- _SHORT PROBLEM_
Take the lines from the beginning of the material through the line containing "specyficzne = [0.9, 0.1, 0.0, 0.2, 0.5, 0.6, 6.8]" and retype them exactly, leaving the pictures out.

══ RECORDS FOR PROCESSING ══

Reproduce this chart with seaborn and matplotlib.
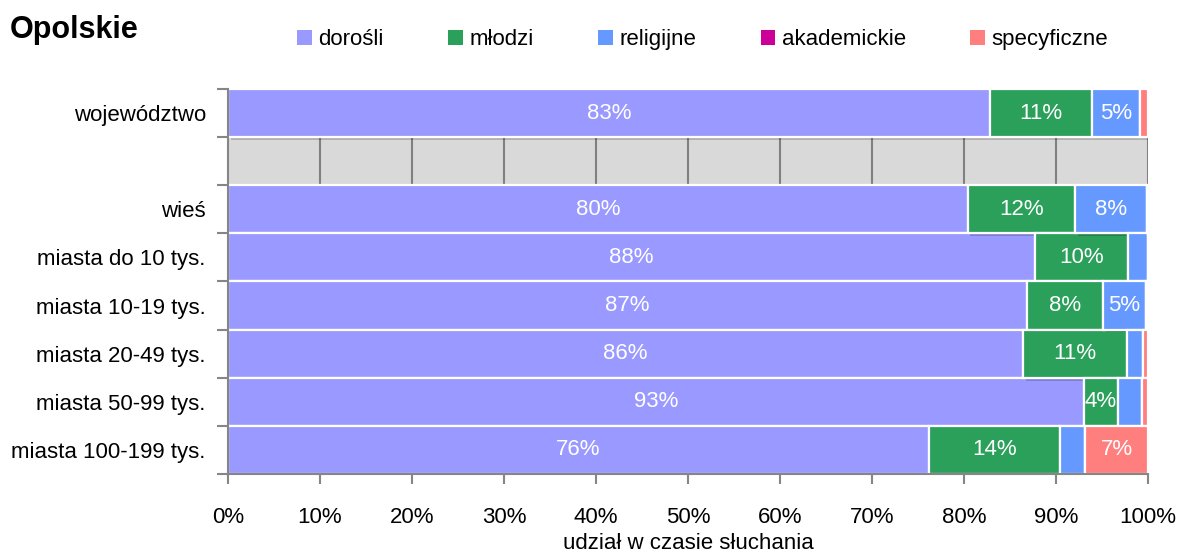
import matplotlib
matplotlib.use("Agg")
import matplotlib.pyplot as plt
import matplotlib.patheffects as pe
import numpy as np
import pandas as pd
import seaborn as sns
from matplotlib.patches import Patch
from matplotlib.ticker import FixedLocator, NullFormatter

# --- data -----------------------------------------------------------------
categories = ["województwo", "wieś", "miasta do 10 tys.", "miasta 10-19 tys.",
              "miasta 20-49 tys.", "miasta 50-99 tys.", "miasta 100-199 tys."]
series = ["dorośli", "młodzi", "religijne", "akademickie", "specyficzne"]

dorosli = [82.8, 80.4, 87.7, 86.8, 86.4, 93.0, 76.2]
mlodzi = [11.1, 11.7, 10.1, 8.3, 11.3, 3.7, 14.2]
religijne = [5.2, 7.8, 2.2, 4.7, 1.8, 2.7, 2.8]
akademickie = [0.0, 0.0, 0.0, 0.0, 0.0, 0.0, 0.0]
specyficzne = [0.9, 0.1, 0.0, 0.2, 0.5, 0.6, 6.8]

colors = ["#9999FF", "#2AA05A", "#6699FF", "#CC0099", "#FF7F7F"]
row_order = ["województwo", " "] + categories[1:]   # blank separator row
x_ticks = [0, 10, 20, 30, 40, 50, 60, 70, 80, 90, 100]
title = "Opolskie"
x_label = "udział w czasie słuchania"

values = {"dorośli": dorosli, "młodzi": mlodzi, "religijne": religijne,
          "akademickie": akademickie, "specyficzne": specyficzne}

df = pd.DataFrame(values, index=categories)
left = df.cumsum(axis=1) - df

# --- styling --------------------------------------------------------------
sns.set_theme(style="white")
plt.rcParams["font.family"] = ["Liberation Sans", "DejaVu Sans"]
plt.rcParams["text.color"] = "black"
plt.rcParams["axes.labelcolor"] = "black"
plt.rcParams["xtick.color"] = "black"
plt.rcParams["ytick.color"] = "black"

fig = plt.figure(figsize=(11.79, 5.54), dpi=100)
ax = fig.add_axes([0.1934, 0.1444, 0.7803, 0.695])

shadow = [pe.SimplePatchShadow(offset=(2, -2), shadow_rgbFace="#000000", alpha=0.18),
          pe.Normal()]

# separator band with vertical grid lines
sep = row_order.index(" ")
ax.axhspan(sep - 0.5, sep + 0.5, color="#D9D9D9", zorder=0)
ax.vlines(x_ticks[1:], sep - 0.5, sep + 0.5, color="#808080", lw=1.5, zorder=1)

for name, col in zip(series, colors):
    part = pd.DataFrame({"kategoria": categories, "udzial": df[name].values})
    sns.barplot(data=part, y="kategoria", x="udzial", order=row_order,
                left=left[name].values, color=col, saturation=1, width=1.0,
                orient="y", edgecolor="white", linewidth=1.6, ax=ax, zorder=2)

for p in ax.patches:
    p.set_path_effects(shadow)

# value labels inside segments
for cat in categories:
    y = row_order.index(cat)
    for name in series:
        v = df.loc[cat, name]
        if v >= 3:
            ax.text(left.loc[cat, name] + v / 2, y, f"{v:.0f}%", ha="center",
                    va="center", color="white", fontsize=16, zorder=5)

# axes
ax.set_xlim(0, 100)
ax.set_ylim(len(row_order) - 0.5, -0.5)
ax.set_xticks(x_ticks)
ax.set_xticklabels([f"{t}%" for t in x_ticks], fontsize=16)
ax.set_xlabel(x_label, fontsize=16, labelpad=3)
ax.set_ylabel("")
ax.set_yticks(range(len(row_order)))
ax.set_yticklabels(row_order, fontsize=16)
ax.tick_params(axis="y", which="major", length=0, pad=16)
ax.yaxis.set_minor_locator(FixedLocator(np.arange(-0.5, len(row_order), 1.0)))
ax.yaxis.set_minor_formatter(NullFormatter())
ax.tick_params(axis="y", which="minor", length=8, width=1.5, color="#868686", left=True)
ax.tick_params(axis="x", which="major", length=7, width=1.5, color="#868686",
               labelcolor="black", bottom=True, pad=17)
for s in ["top", "right"]:
    ax.spines[s].set_visible(False)
for s in ["left", "bottom"]:
    ax.spines[s].set_color("#868686")
    ax.spines[s].set_linewidth(1.5)

# title and legend
fig.text(0.008, 0.945, title, fontsize=22, fontweight="bold", va="center",
         ha="left", color="black")
handles = [Patch(facecolor=c, edgecolor="none") for c in colors]
fig.legend(handles, series, loc="center", bbox_to_anchor=(0.596, 0.928), ncol=5,
           frameon=False, fontsize=16, handlelength=0.65, handleheight=0.65,
           handletextpad=0.3, columnspacing=2.9)

fig.savefig("out.png", dpi=100)
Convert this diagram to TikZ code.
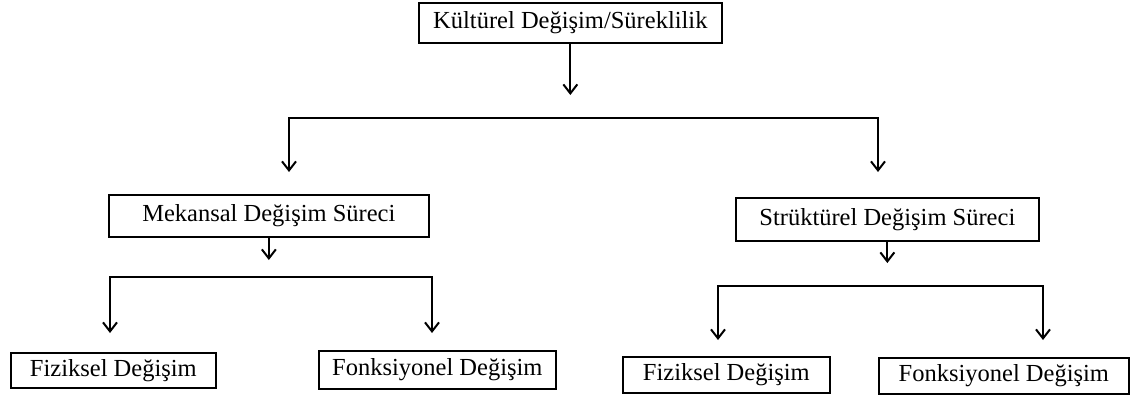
\documentclass[tikz,border=0pt]{standalone}
\usepackage{fontspec}
\setmainfont{Liberation Serif}
\usetikzlibrary{arrows.meta}
\begin{document}
\begin{tikzpicture}[x=1pt,y=-1pt,
  box/.style={draw,line width=1.7pt,anchor=north west,inner sep=0pt,font=\fontsize{24.5}{27}\selectfont},
  arr/.style={line width=2pt,-{Straight Barb[length=9pt,width=14pt,line width=2pt]}}]
\useasboundingbox (0,0) rectangle (1130,394);
\node[box,minimum width=303pt,minimum height=40pt] (top) at (418,2) {Kültürel Değişim/Süreklilik};
\node[box,minimum width=320pt,minimum height=42pt] (mek) at (108,194) {Mekansal Değişim Süreci};
\node[box,minimum width=303pt,minimum height=43pt] (str) at (735,197) {Strüktürel Değişim Süreci};
\node[box,minimum width=205pt,minimum height=35pt] (fl) at (10,352) {Fiziksel Değişim};
\node[box,minimum width=237pt,minimum height=38pt] (kl) at (318,350) {Fonksiyonel Değişim};
\node[box,minimum width=207pt,minimum height=36pt] (fr) at (622,356) {Fiziksel Değişim};
\node[box,minimum width=250pt,minimum height=36pt] (kr) at (878,357) {Fonksiyonel Değişim};
\coordinate (t1) at (top.south |- 0,95);
\coordinate (m0) at (565,118);
\coordinate (ml) at (289,172);
\coordinate (mr) at (878,172);
\coordinate (m1) at (mek.south |- 0,260);
\coordinate (b1) at (268,277);
\coordinate (bl1) at (110,333);
\coordinate (bl2) at (432,333);
\coordinate (s1) at (str.south |- 0,263);
\coordinate (b2) at (880,286);
\coordinate (br1) at (718,340);
\coordinate (br2) at (1043,340);
\draw[arr] (top.south) -- (t1);
\draw[arr] (m0) -| (ml);
\draw[arr] (m0) -| (mr);
\draw[arr] (mek.south) -- (m1);
\draw[arr] (b1) -| (bl1);
\draw[arr] (b1) -| (bl2);
\draw[arr] (str.south) -- (s1);
\draw[arr] (b2) -| (br1);
\draw[arr] (b2) -| (br2);
\end{tikzpicture}
\end{document}
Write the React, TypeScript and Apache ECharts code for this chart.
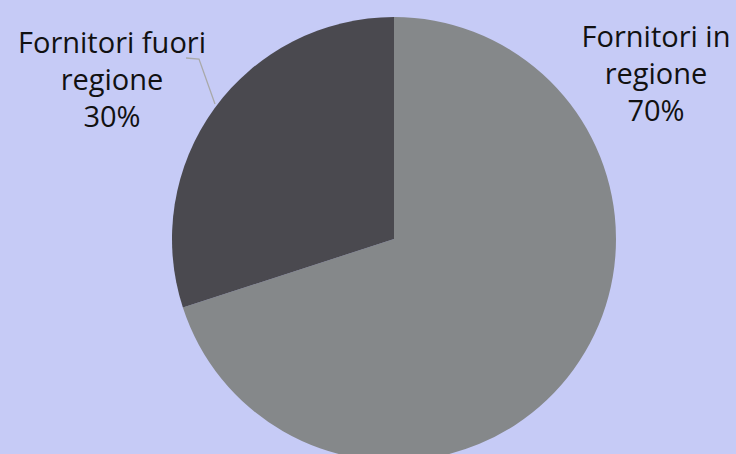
import React, { useEffect, useRef } from "react";
import * as echarts from "echarts";

const categories = ["Fornitori in\nregione", "Fornitori fuori\nregione"];
const values = [70, 30];
const colors = ["#85888A", "#4A494F"];

export default function App() {
  const ref = useRef<HTMLDivElement>(null);
  useEffect(() => {
    if (!ref.current) return;
    const chart = echarts.init(ref.current, undefined, { renderer: "svg" });
    chart.setOption({
      animation: false,
      backgroundColor: "#C6CBF6",
      series: [
        {
          type: "pie",
          center: [394, 239],
          radius: 222,
          startAngle: 90,
          clockwise: true,
          data: categories.map((name, i) => ({
            name,
            value: values[i],
            itemStyle: { color: colors[i] },
            labelLine: { show: i === 1 },
          })),
          label: {
            show: true,
            formatter: (p: any) => `${p.name}\n${p.percent.toFixed(0)}%`,
            fontFamily: "Open Sans",
            fontSize: 29,
            lineHeight: 37,
            color: "#111111",
            align: "center",
            overflow: "none",
            width: 300,
          },
          labelLine: {
            show: true,
            lineStyle: { color: "#A9A9A9", width: 1.3 },
          },
          labelLayout: (p: any) =>
            p.dataIndex === 0
              ? { x: 656, y: 72, align: "center", verticalAlign: "middle" }
              : {
                  x: 112,
                  y: 78,
                  align: "center",
                  verticalAlign: "middle",
                  labelLinePoints: [
                    [186, 58],
                    [199, 59],
                    [215, 104],
                  ],
                },
        },
      ],
    });
    return () => chart.dispose();
  }, []);
  return (
    <div
      ref={ref}
      style={{ position: "fixed", left: 0, top: 0, width: 736, height: 454 }}
    />
  );
}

═══

- _RESPONSE TO THIS EXERCISE_
Reproduce this chart with seaborn and matplotlib.
import matplotlib
matplotlib.use("Agg")
import matplotlib.pyplot as plt
import matplotlib.patheffects as pe
import numpy as np
import pandas as pd
import seaborn as sns
from matplotlib.patches import Patch
from matplotlib.ticker import FixedLocator, NullFormatter

# --- data -----------------------------------------------------------------
categories = ["województwo", "wieś", "miasta do 10 tys.", "miasta 10-19 tys.",
              "miasta 20-49 tys.", "miasta 50-99 tys.", "miasta 100-199 tys."]
series = ["dorośli", "młodzi", "religijne", "akademickie", "specyficzne"]

dorosli = [82.8, 80.4, 87.7, 86.8, 86.4, 93.0, 76.2]
mlodzi = [11.1, 11.7, 10.1, 8.3, 11.3, 3.7, 14.2]
religijne = [5.2, 7.8, 2.2, 4.7, 1.8, 2.7, 2.8]
akademickie = [0.0, 0.0, 0.0, 0.0, 0.0, 0.0, 0.0]
specyficzne = [0.9, 0.1, 0.0, 0.2, 0.5, 0.6, 6.8]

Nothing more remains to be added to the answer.